O último artigo é de Cristoban Gnecco, professor da Universidad del Cauca, Colômbia. Em Arqueologias Latino Americanas: de la modernidad a los Estados multiculturales, Gnecco descortina as trajetórias das arqueologias na América Latina. Seu ponto de partida é histórico e descreve a rígida estrutura social e racial herdada de espanhóis e portugueses na formação dos estados nacionais e as formas de apropriação e valorização de um passado ancestral conforme os interesses de época. Nesse caminho, discorre sobre a modernidade nacionalista, a nova ordem multicultural e os papéis que a Arqueologia, o arqueólogo e outros atores sociais podem representar nesse processo de construções do passado a partir das realidades do presente.

Na sessão Artigos, André Ribeiro, da UESC, investiga como, no período que compreende o final do século XIX e a primeira metade do Século XX, foram construídas, na região Sul Baiana, relações da representação da morte como elemento importante da memória coletiva.
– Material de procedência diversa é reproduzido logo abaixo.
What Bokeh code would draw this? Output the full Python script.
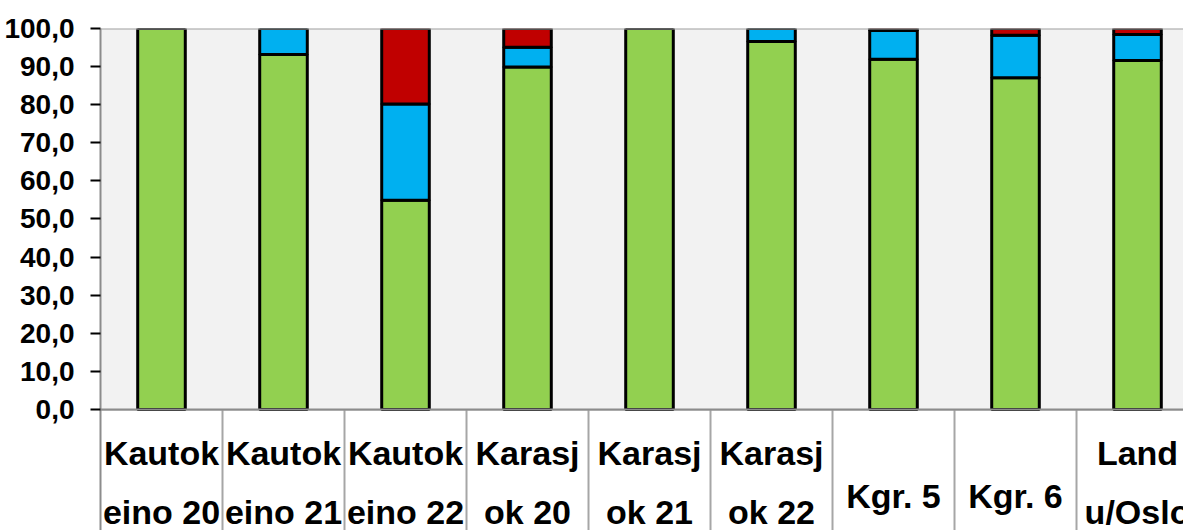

André desenvolve uma análise que utiliza estudos necrológicos e de anúncios de funerais em jornais locais da época.

O número se completa com a resenha realizada por Marcélia Marques, professora da Universidade Estadual do Ceará, do livro Brasil Rupestre: arte pré-histórica brasileira, de Jorge Marcos, André Prous e Loredana Ribeiro, e com uma tradução do artigo de Thomas F. King Environmental Impact Assessment, Cultural Resource Management and Historic Properties: Learning from the Errors of United States, realizada por Rafael Brandi, mestrando da Universidade Federal de Santa Catarina.

Paulo Cesar Pontes Fraga – Editor.

Walter Fagundes Morales – Organizador.